# Given data start

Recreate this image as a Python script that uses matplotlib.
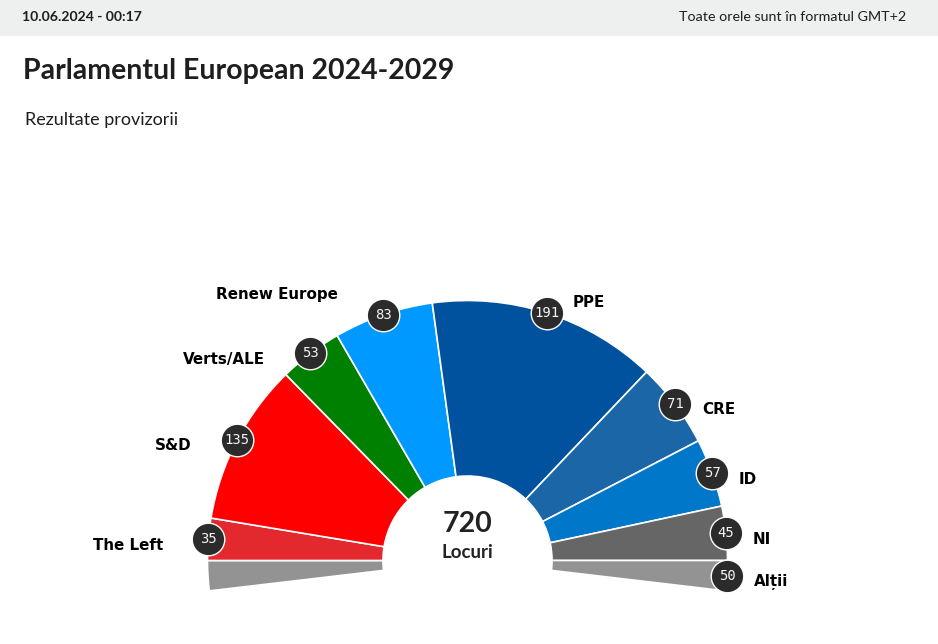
import matplotlib
matplotlib.use('Agg')
import numpy as np
from matplotlib import pyplot as plt
from matplotlib.patches import Rectangle

#groups, left to right. "Alții" is split in two halves, one on each end of the arc
groups = ['Alții', 'The Left', 'S&D', 'Verts/ALE', 'Renew Europe', 'PPE', 'CRE', 'ID', 'NI', 'Alții']
seats = [25, 35, 135, 53, 83, 191, 71, 57, 45, 25]
bubbles = ['', '35', '135', '53', '83', '191', '71', '57', '45', '50']
colors = ['#939393', '#e4292e', '#ff0000', '#008000', '#0099ff', '#00529e', '#1a66a6', '#0077c8', '#666666', '#939393']

#label anchors in picture pixels (left edge, middle)
label_x = [0, 93, 155, 183, 216, 573, 702, 739, 753, 754]
label_y = [0, 545.5, 446, 359, 294, 302, 410, 479, 540, 582]

W, H = 938, 644
cx, cy = 467.5, H - 560.5
outer = 260
inner = 84.5

plt.rcParams['font.family'] = ['Lato', 'DejaVu Sans']
fig = plt.figure(figsize=(W / 100, H / 100), dpi=100)
ax = fig.add_axes([0, 0, 1, 1])

#the groups without the two end halves fill exactly half a circle
half = sum(seats[1:-1])
hidden = 2 * half - sum(seats)
start = 180 + seats[0] * 180 / half
wedges, _ = ax.pie(seats + [hidden], colors=colors + ['white'], center=(cx, cy), radius=outer,
	startangle=start, counterclock=False, frame=True,
	wedgeprops=dict(width=outer - inner, edgecolor='white', linewidth=1.2))
wedges[-1].set_visible(False)

ax.set_xlim(0, W)
ax.set_ylim(0, H)
ax.set_aspect('equal')
ax.axis('off')

#header
ax.add_patch(Rectangle((0, H - 36), W, 36, color='#eef0ef', lw=0, zorder=1))
ax.text(22, H - 17, '10.06.2024 - 00:17', fontsize=10.1, fontweight='bold', color='#1e1e1e', va='center')
ax.text(906, H - 17, 'Toate orele sunt în formatul GMT+2', fontsize=10.25, color='#1e1e1e', va='center', ha='right')
ax.text(23, H - 71, 'Parlamentul European 2024-2029', fontsize=20.5, fontweight='bold', color='#1e1e1e', va='center')
ax.text(25, H - 120, 'Rezultate provizorii', fontsize=13, color='#1e1e1e', va='center')

ax.text(cx, H - 523.5, '720', fontsize=20.5, fontweight='bold', color='#222222', ha='center', va='center')
ax.text(cx, H - 553, 'Locuri', fontsize=13.5, fontweight='bold', color='#222222', ha='center', va='center')

#seat bubbles sit on the outer rim at the middle of the slice
done = 0
for i, n in enumerate(seats):
	mid = start - (done + n / 2) * 180 / half
	done += n
	if bubbles[i] == '':
		continue
	a = np.radians(mid)
	x = cx + outer * np.cos(a)
	y = cy + outer * np.sin(a)
	ax.scatter([x], [y], s=550, color='#2b2b2b', edgecolor='white', linewidth=1.0, zorder=5)
	ax.text(x, y, bubbles[i], family='DejaVu Sans Mono', fontsize=10, color='#f4f4f4', ha='center', va='center', zorder=6)
	ax.text(label_x[i], H - label_y[i], groups[i], family='DejaVu Sans', fontsize=10.9, fontweight='bold', color='black', va='center')

fig.savefig('out.png', dpi=100)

# Given data end

▶ _Task details_: Find each line holding "matplotlib". Copy it out.

▶ _Answer for this exercise_:
Recreate this image as a Python script that uses matplotlib.
import matplotlib
matplotlib.use('Agg')
from matplotlib import pyplot as plt
from matplotlib.patches import Rectangle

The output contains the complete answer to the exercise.